--- Exercise requirements ---
Repeat every record below exactly, omitting any pictures.

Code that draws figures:
——

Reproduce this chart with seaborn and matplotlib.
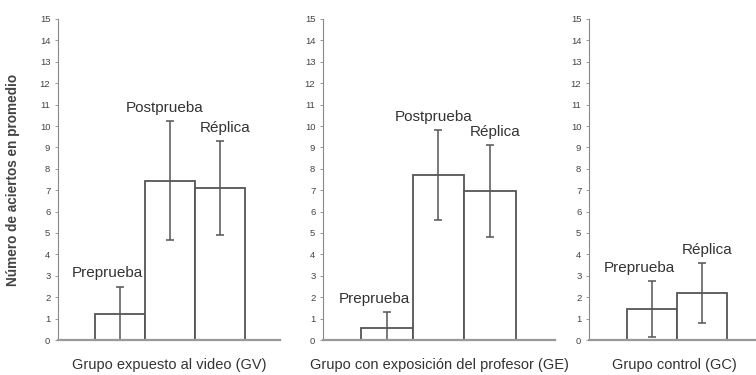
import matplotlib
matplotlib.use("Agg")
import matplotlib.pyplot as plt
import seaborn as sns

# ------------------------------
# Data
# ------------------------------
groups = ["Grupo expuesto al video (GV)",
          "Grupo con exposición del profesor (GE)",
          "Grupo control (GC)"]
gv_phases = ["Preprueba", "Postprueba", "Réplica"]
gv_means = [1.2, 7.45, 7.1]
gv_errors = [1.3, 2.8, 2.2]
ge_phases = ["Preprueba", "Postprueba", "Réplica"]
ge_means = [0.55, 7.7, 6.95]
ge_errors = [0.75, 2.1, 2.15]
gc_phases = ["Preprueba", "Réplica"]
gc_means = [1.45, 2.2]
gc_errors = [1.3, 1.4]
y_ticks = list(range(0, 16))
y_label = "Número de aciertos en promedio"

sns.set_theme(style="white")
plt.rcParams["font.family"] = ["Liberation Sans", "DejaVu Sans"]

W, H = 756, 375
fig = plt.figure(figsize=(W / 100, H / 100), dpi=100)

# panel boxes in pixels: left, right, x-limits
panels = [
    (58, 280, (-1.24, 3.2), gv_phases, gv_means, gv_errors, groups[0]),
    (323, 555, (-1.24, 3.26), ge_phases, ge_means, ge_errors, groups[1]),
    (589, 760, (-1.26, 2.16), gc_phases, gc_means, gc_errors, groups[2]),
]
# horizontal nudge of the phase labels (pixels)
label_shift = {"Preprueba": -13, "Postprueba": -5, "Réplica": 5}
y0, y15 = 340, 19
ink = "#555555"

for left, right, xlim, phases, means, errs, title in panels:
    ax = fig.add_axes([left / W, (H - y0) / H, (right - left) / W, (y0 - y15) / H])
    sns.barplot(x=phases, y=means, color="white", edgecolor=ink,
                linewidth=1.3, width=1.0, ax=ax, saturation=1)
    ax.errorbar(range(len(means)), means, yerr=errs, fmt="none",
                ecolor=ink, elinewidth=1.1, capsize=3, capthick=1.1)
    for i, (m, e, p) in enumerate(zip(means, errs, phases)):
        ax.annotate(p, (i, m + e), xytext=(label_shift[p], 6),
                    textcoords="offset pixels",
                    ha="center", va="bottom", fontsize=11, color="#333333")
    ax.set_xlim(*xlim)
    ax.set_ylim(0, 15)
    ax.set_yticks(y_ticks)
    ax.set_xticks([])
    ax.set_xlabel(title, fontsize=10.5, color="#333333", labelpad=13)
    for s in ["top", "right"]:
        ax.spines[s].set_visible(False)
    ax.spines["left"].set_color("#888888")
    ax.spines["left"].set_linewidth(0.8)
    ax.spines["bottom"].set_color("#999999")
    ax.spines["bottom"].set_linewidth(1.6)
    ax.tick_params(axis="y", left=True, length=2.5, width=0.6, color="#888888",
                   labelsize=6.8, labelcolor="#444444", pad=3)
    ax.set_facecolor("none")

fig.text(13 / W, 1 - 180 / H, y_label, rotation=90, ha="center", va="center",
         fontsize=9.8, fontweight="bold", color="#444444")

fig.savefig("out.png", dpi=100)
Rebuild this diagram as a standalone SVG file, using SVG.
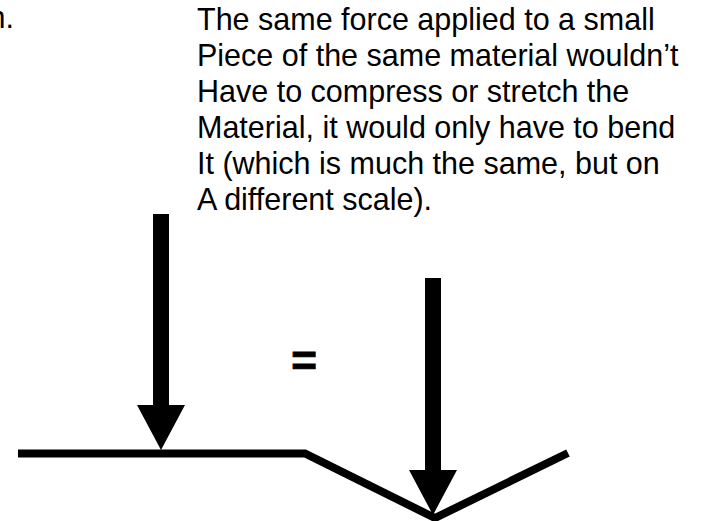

——

--- Exercise result ---
Reproduce this chart with seaborn and matplotlib.
import matplotlib
matplotlib.use("Agg")
import matplotlib.pyplot as plt
import seaborn as sns

# ------------------------------
# Data
# ------------------------------
groups = ["Grupo expuesto al video (GV)",
          "Grupo con exposición del profesor (GE)",
          "Grupo control (GC)"]
gv_phases = ["Preprueba", "Postprueba", "Réplica"]
gv_means = [1.2, 7.45, 7.1]
gv_errors = [1.3, 2.8, 2.2]
ge_phases = ["Preprueba", "Postprueba", "Réplica"]
ge_means = [0.55, 7.7, 6.95]
ge_errors = [0.75, 2.1, 2.15]
gc_phases = ["Preprueba", "Réplica"]
gc_means = [1.45, 2.2]
gc_errors = [1.3, 1.4]
y_ticks = list(range(0, 16))
y_label = "Número de aciertos en promedio"

sns.set_theme(style="white")
plt.rcParams["font.family"] = ["Liberation Sans", "DejaVu Sans"]

W, H = 756, 375
fig = plt.figure(figsize=(W / 100, H / 100), dpi=100)

# panel boxes in pixels: left, right, x-limits
panels = [
    (58, 280, (-1.24, 3.2), gv_phases, gv_means, gv_errors, groups[0]),
    (323, 555, (-1.24, 3.26), ge_phases, ge_means, ge_errors, groups[1]),
    (589, 760, (-1.26, 2.16), gc_phases, gc_means, gc_errors, groups[2]),
]
# horizontal nudge of the phase labels (pixels)
label_shift = {"Preprueba": -13, "Postprueba": -5, "Réplica": 5}
y0, y15 = 340, 19
ink = "#555555"

for left, right, xlim, phases, means, errs, title in panels:
    ax = fig.add_axes([left / W, (H - y0) / H, (right - left) / W, (y0 - y15) / H])
    sns.barplot(x=phases, y=means, color="white", edgecolor=ink,
                linewidth=1.3, width=1.0, ax=ax, saturation=1)
    ax.errorbar(range(len(means)), means, yerr=errs, fmt="none",
                ecolor=ink, elinewidth=1.1, capsize=3, capthick=1.1)
    for i, (m, e, p) in enumerate(zip(means, errs, phases)):
        ax.annotate(p, (i, m + e), xytext=(label_shift[p], 6),
                    textcoords="offset pixels",
                    ha="center", va="bottom", fontsize=11, color="#333333")
    ax.set_xlim(*xlim)
    ax.set_ylim(0, 15)
    ax.set_yticks(y_ticks)
    ax.set_xticks([])
    ax.set_xlabel(title, fontsize=10.5, color="#333333", labelpad=13)
    for s in ["top", "right"]:
        ax.spines[s].set_visible(False)
    ax.spines["left"].set_color("#888888")
    ax.spines["left"].set_linewidth(0.8)
    ax.spines["bottom"].set_color("#999999")
    ax.spines["bottom"].set_linewidth(1.6)
    ax.tick_params(axis="y", left=True, length=2.5, width=0.6, color="#888888",
                   labelsize=6.8, labelcolor="#444444", pad=3)
    ax.set_facecolor("none")

fig.text(13 / W, 1 - 180 / H, y_label, rotation=90, ha="center", va="center",
         fontsize=9.8, fontweight="bold", color="#444444")

fig.savefig("out.png", dpi=100)
Rebuild this diagram as a standalone SVG file, using SVG.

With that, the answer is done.